Gazetelerde "Ahmet Necdet Sezer belgesi" olarak tanımlanan belge, 36 kişinin CHP yönetimini devralmasını öneriyor.

Listedeki isimlere bakarken insan gülmekten kendini alamıyor: Bu kadar "beş benzemezin" bir arada, bir siyasi partinin yönetiminde olması, ne kadar eğlenceli olurdu!

O partiyi izlemekle görevli muhabirler hiç haber sıkıntısı çekmezler, partinin MYK toplantısı da her seferinde karakolda biterdi.

Listede eski "faşistler", eski "komünistler" bir arada. Şu anda siyasi olarak birbirine ters kutuplarda bulunan isimler de var. Rüyalarında kendilerini bütün bu isimlerle bir arada görse, kan ter içinde uyanıp "hayırdır inşallah" diyecek olanlar da!

Bu listenin Balbay’a yönelik olarak yapılan aramada "belge" diye kayda alınması, savcının önüne gelen bu listeyi ciddiye alıp, bununla ilgili Balbay’a soru sorması bile tuhaf.

Soruşturmanın ciddiyetiyle ilgili kafalarda uyanacak kuşkuların, Türkiye’de hukukun egemen olmasını isteyenlere zarar vereceğini unutmamak gerek.

İki gün geçti, tık yok!

İKİ emekli orgeneralin gözaltına alınmasının ardından AKP medyasına servis edilen ve bu gazetelerce manşetten yayımlanan habere göre 7 Temmuz günü, büyük bir kaos yaşanacaktı.

40 ilde mitingler düzenlenecek, bu mitinglerde olaylar çıkartılacak, suikastlar yapılacaktı.

Dünün tarihi ise 8 Temmuz idi.

Büyük olaylar çıkartılacak "kaos gününün" bir gün sonrası yani.

Bütün gün televizyondaki haber kanallarını açık tuttum.
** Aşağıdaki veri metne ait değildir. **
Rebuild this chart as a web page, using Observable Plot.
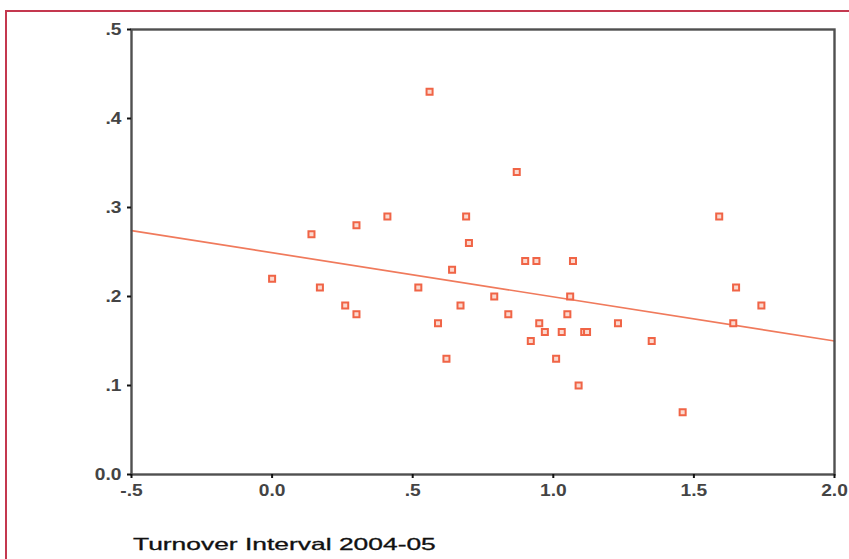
<!DOCTYPE html>
<html>
<head>
<meta charset="utf-8">
<script src="https://cdn.jsdelivr.net/npm/d3@7"></script>
<script src="https://cdn.jsdelivr.net/npm/@observablehq/plot@0.6"></script>
<style>
  html, body { margin: 0; padding: 0; background: #fff; }
  body { width: 849px; height: 559px; position: relative; overflow: hidden; font-family: "Liberation Sans", Arial, sans-serif; }
  #border { position: absolute; left: 5px; top: 10px; width: 900px; height: 600px; border-left: 2px solid #c4384f; border-top: 2px solid #c4384f; box-sizing: border-box; }
  #chart { position: absolute; left: 0; top: 0; }
  #chart svg { overflow: visible; }
  #xtitle { position: absolute; left: 133px; top: 536px; font-size: 16.5px; line-height: 1; color: #111; white-space: nowrap; transform: scaleX(1.6); transform-origin: left top; -webkit-text-stroke: 0.3px #111; }
</style>
</head>
<body>
<div id="border"></div>
<div id="chart"></div>
<div id="xtitle">Turnover Interval 2004-05</div>
<script>
// Scatter points: turnover interval (x) vs. value (y)
const turnoverInterval = [0.00, 0.14, 0.17, 0.26, 0.30, 0.30, 0.41, 0.52, 0.56, 0.59, 0.62, 0.64, 0.67, 0.69, 0.70, 0.79, 0.84, 0.87, 0.90, 0.92, 0.94, 0.95, 0.97, 1.01, 1.03, 1.05, 1.06, 1.07, 1.09, 1.11, 1.12, 1.23, 1.35, 1.46, 1.59, 1.64, 1.65, 1.74];
const outcome          = [0.22, 0.27, 0.21, 0.19, 0.28, 0.18, 0.29, 0.21, 0.43, 0.17, 0.13, 0.23, 0.19, 0.29, 0.26, 0.20, 0.18, 0.34, 0.24, 0.15, 0.24, 0.17, 0.16, 0.13, 0.16, 0.18, 0.20, 0.24, 0.10, 0.16, 0.16, 0.17, 0.15, 0.07, 0.29, 0.17, 0.21, 0.19];

// Fit line end points
const fitX = [-0.5, 2.0];
const fitY = [0.274, 0.150];

// Axis ticks and labels
const xTicks = [-0.5, 0, 0.5, 1.0, 1.5, 2.0];
const xTickLabels = ["-.5", "0.0", ".5", "1.0", "1.5", "2.0"];
const yTicks = [0, 0.1, 0.2, 0.3, 0.4, 0.5];
const yTickLabels = ["0.0", ".1", ".2", ".3", ".4", ".5"];

const points = turnoverInterval.map((x, i) => ({x, y: outcome[i]}));
const fit = fitX.map((x, i) => ({x, y: fitY[i]}));

const pointColor = "#f06446";

const chart = Plot.plot({
  width: 849,
  height: 500,
  marginLeft: 131,
  marginRight: 15,
  marginTop: 29,
  marginBottom: 26,
  style: { fontFamily: "'Liberation Sans', Arial, sans-serif", fontSize: "16px", fontWeight: "bold", color: "#444", background: "transparent", overflow: "visible" },
  x: { domain: [-0.5, 2.0], label: null },
  y: { domain: [0, 0.5], label: null },
  marks: [
    Plot.line(fit, { x: "x", y: "y", stroke: "#f07a5c", strokeWidth: 1.7 }),
    Plot.dot(points, { x: "x", y: "y", symbol: "square", r: 3.4, stroke: pointColor, strokeWidth: 2, fill: "#fbd9cf" }),
    Plot.frame({ stroke: "#505050", strokeWidth: 2.4 }),
    Plot.axisX({ ticks: xTicks, tickFormat: (d) => xTickLabels[xTicks.indexOf(d)], tickSize: 4, tickPadding: 6, stroke: "#111", strokeWidth: 2, fill: "#444", label: null }),
    Plot.axisY({ ticks: yTicks, tickFormat: (d) => yTickLabels[yTicks.findIndex(t => Math.abs(t - d) < 1e-9)], tickSize: 4, tickPadding: 6, stroke: "#111", strokeWidth: 2, fill: "#444", label: null })
  ]
});

// widen tick label glyphs a little, as in the reference
chart.querySelectorAll('g[aria-label="x-axis tick label"] text, g[aria-label="y-axis tick label"] text').forEach(t => {
  const tr = t.getAttribute("transform") || "";
  t.setAttribute("transform", tr + " scale(1.2,1)");
});

document.getElementById("chart").appendChild(chart);
</script>
</body>
</html>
Bilgisayarımda da internet gazeteleri dönüp durdu. Bir yandan da Hürriyet’in sisteminden ajans haberlerine baktım.

Böyle yaptım çünkü büyük çaplı bir operasyon bekliyordum.

40 ildeki mitingde kaos çıkarmak için neresinden baksanız 1000-1500 kişilik bir "provokatör grubuna" ihtiyaç var.

Sadece olay çıkartmak yetmez, çünkü olayı büyütmek için kalabalıklar da gerekiyor.

Bunların ellerinde de herhalde 100-150 tane silah olmalı.

Suikastçılar da tek kişi olamazlar. Gözcüsü, kaçılacak otomobili kullanacak olanı, artçısı derken en az dört-beş kişilik ekipler gerekli.

Ve herhalde bunlar da silahlı olmalı. Sonuç olarak kesekáğıdı patlatarak kimseyi kalpten öldüremezsiniz!

Ama kaos gününün üzerinden 24 saat geçmesine rağmen bakıyorum "tık" yok!

Bu haber servisini yönetenler, AKP medyası ile dalga mı geçtiler acaba?